DATASET EXCERPT:
+--

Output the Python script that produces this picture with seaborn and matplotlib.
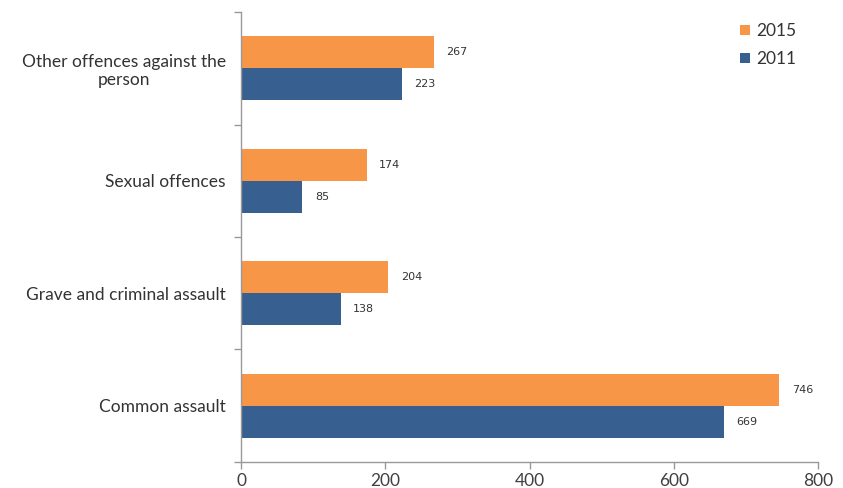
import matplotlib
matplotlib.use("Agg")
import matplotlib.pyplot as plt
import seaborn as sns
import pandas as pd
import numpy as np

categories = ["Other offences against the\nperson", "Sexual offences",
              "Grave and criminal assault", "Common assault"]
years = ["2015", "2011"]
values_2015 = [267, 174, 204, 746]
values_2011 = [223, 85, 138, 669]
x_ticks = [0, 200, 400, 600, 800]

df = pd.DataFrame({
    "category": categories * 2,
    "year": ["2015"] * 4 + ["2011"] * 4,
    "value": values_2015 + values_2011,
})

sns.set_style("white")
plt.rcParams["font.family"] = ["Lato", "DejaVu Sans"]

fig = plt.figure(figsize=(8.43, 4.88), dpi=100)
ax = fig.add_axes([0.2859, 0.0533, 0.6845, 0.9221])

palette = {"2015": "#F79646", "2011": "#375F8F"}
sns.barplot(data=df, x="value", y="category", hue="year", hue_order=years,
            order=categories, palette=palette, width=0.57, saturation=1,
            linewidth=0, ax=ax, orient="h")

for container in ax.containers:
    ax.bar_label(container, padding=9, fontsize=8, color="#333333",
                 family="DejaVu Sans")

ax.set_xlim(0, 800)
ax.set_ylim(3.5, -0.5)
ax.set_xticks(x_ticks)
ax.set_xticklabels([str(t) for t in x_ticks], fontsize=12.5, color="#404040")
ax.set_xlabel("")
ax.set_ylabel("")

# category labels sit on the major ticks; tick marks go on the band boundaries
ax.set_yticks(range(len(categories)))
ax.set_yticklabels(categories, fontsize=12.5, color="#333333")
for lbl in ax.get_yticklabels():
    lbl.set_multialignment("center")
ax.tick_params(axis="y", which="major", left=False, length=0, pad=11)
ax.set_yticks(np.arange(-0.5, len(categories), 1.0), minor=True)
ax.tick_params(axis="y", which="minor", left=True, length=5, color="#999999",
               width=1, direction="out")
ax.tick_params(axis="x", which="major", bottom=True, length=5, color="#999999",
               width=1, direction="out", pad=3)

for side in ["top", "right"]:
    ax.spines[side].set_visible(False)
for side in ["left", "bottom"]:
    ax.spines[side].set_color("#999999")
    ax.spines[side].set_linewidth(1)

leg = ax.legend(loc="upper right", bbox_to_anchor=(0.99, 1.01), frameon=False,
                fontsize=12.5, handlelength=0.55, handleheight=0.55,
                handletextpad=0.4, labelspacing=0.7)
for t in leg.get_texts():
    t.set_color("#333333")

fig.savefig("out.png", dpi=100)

+--

GOAL: Write out the listing word for word, omitting the pictures it holds.

THE RESPONSE:
Output the Python script that produces this picture with seaborn and matplotlib.
import matplotlib
matplotlib.use("Agg")
import matplotlib.pyplot as plt
import seaborn as sns
import pandas as pd
import numpy as np

categories = ["Other offences against the\nperson", "Sexual offences",
              "Grave and criminal assault", "Common assault"]
years = ["2015", "2011"]
values_2015 = [267, 174, 204, 746]
values_2011 = [223, 85, 138, 669]
x_ticks = [0, 200, 400, 600, 800]

df = pd.DataFrame({
    "category": categories * 2,
    "year": ["2015"] * 4 + ["2011"] * 4,
    "value": values_2015 + values_2011,
})

sns.set_style("white")
plt.rcParams["font.family"] = ["Lato", "DejaVu Sans"]

fig = plt.figure(figsize=(8.43, 4.88), dpi=100)
ax = fig.add_axes([0.2859, 0.0533, 0.6845, 0.9221])

palette = {"2015": "#F79646", "2011": "#375F8F"}
sns.barplot(data=df, x="value", y="category", hue="year", hue_order=years,
            order=categories, palette=palette, width=0.57, saturation=1,
            linewidth=0, ax=ax, orient="h")

for container in ax.containers:
    ax.bar_label(container, padding=9, fontsize=8, color="#333333",
                 family="DejaVu Sans")

ax.set_xlim(0, 800)
ax.set_ylim(3.5, -0.5)
ax.set_xticks(x_ticks)
ax.set_xticklabels([str(t) for t in x_ticks], fontsize=12.5, color="#404040")
ax.set_xlabel("")
ax.set_ylabel("")

# category labels sit on the major ticks; tick marks go on the band boundaries
ax.set_yticks(range(len(categories)))
ax.set_yticklabels(categories, fontsize=12.5, color="#333333")
for lbl in ax.get_yticklabels():
    lbl.set_multialignment("center")
ax.tick_params(axis="y", which="major", left=False, length=0, pad=11)
ax.set_yticks(np.arange(-0.5, len(categories), 1.0), minor=True)
ax.tick_params(axis="y", which="minor", left=True, length=5, color="#999999",
               width=1, direction="out")
ax.tick_params(axis="x", which="major", bottom=True, length=5, color="#999999",
               width=1, direction="out", pad=3)

for side in ["top", "right"]:
    ax.spines[side].set_visible(False)
for side in ["left", "bottom"]:
    ax.spines[side].set_color("#999999")
    ax.spines[side].set_linewidth(1)

leg = ax.legend(loc="upper right", bbox_to_anchor=(0.99, 1.01), frameon=False,
                fontsize=12.5, handlelength=0.55, handleheight=0.55,
                handletextpad=0.4, labelspacing=0.7)
for t in leg.get_texts():
    t.set_color("#333333")

fig.savefig("out.png", dpi=100)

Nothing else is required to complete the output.